Весит около 40 кг. Очень интересный в поведении – это всегда хозяин территории, где бы он ни находился. Другим собакам ничего никогда не прощает и не позволяет быть главными. Гуляем только на поводке. Багу воин и очень сильный. Когда был молодым, то проверял свои силы – справлялся с серьезными породами. Зрелище не из приятных. До восьми месяцев он игрался со всеми. В девять стал избивать своих же друзей.

– Как вообще пришла идея завести пса?

– У меня старшая дочка сильно любит собак. Стоим на балконе – даже я не вижу, где собака. Она видит, тыкает пальцем: пап, смотри, собака бежит. Теперь дома есть пес, но дочка все равно пытается погладить каждую встречную собаку.

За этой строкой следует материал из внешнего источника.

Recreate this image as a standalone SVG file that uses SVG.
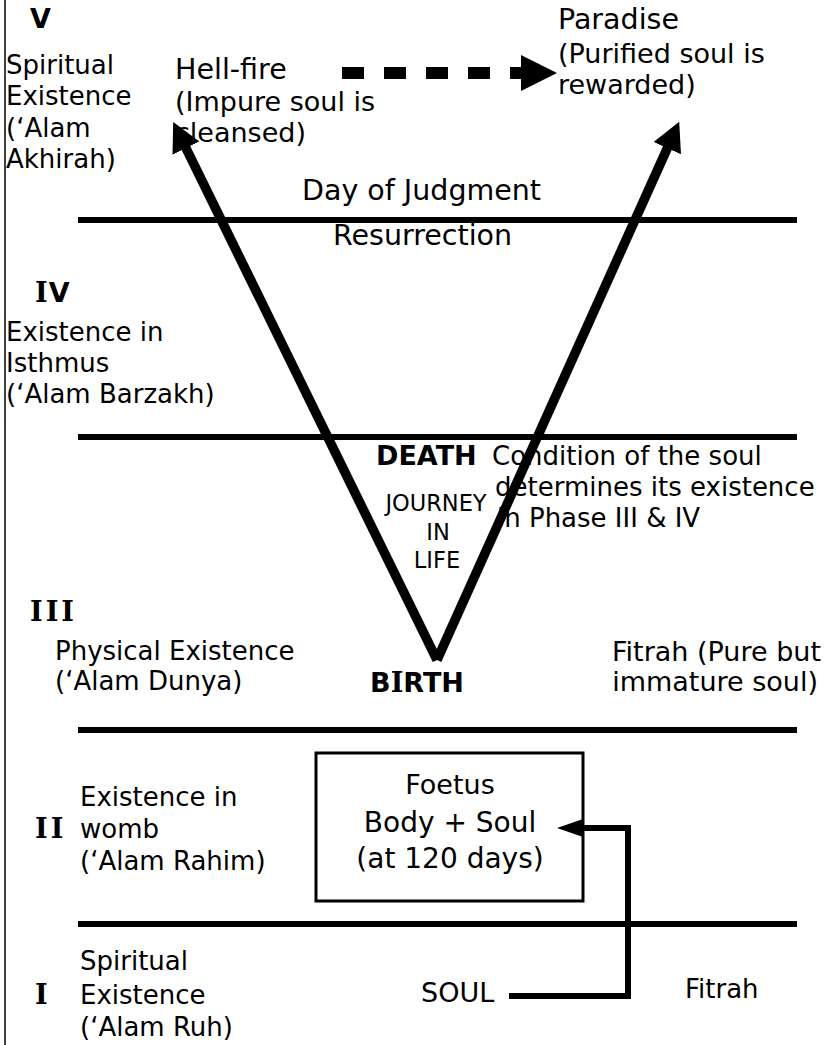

– Ваш большой дом достроен?

– Достраивается, он тоже в городе, у последней черты. Мы с супругой сами занимались дизайном, второй этаж полностью планировал я. Пока у нас маленький ребенок – не хочется переезжать в зиму. Поликлиники и вся инфраструктура здесь ближе, чем если выезжать оттуда. Держим пока на паузе, плюс там есть недоработки по дому, по территории. Нужно доделать до конца. Если не сделаем сейчас, то не сделаем уже никогда.

– В доме есть что-нибудь удивительное?

– Кинотеатр – это удивительно? Еще, может, кто-то назовет это глупостью, но нас есть детский домик под лестницей. Идея супруги – я своими руками закрывал там все деревом. Старался, чтобы походило на избушку. Дверцы, окошечки – все как полагается.

– В чем самая большая проблема при строительстве дома?

– Огромное спасибо моему брату, который следит за стройкой – начиная от забора и разравнивания территории до нынешнего момента. Это строительство с чистого листа под ключ. Все висело на нем, он старался меня отвлекать как можно меньше. Я принимал только глобальные решения, так что о проблемах знает только брат.

– Планируете заводить еще детей?

– Я-то точно планирую, надо супругу спросить. Раньше говорил, что хочу четверых. Чем больше, тем лучше. Давать новую жизнь – это приятно и хорошо. Следить, как они растут, тоже интересно. Главное – знать свои финансовые возможности, чтобы дети не жили в минус. Если вытянем четверых или пятерых – я только за.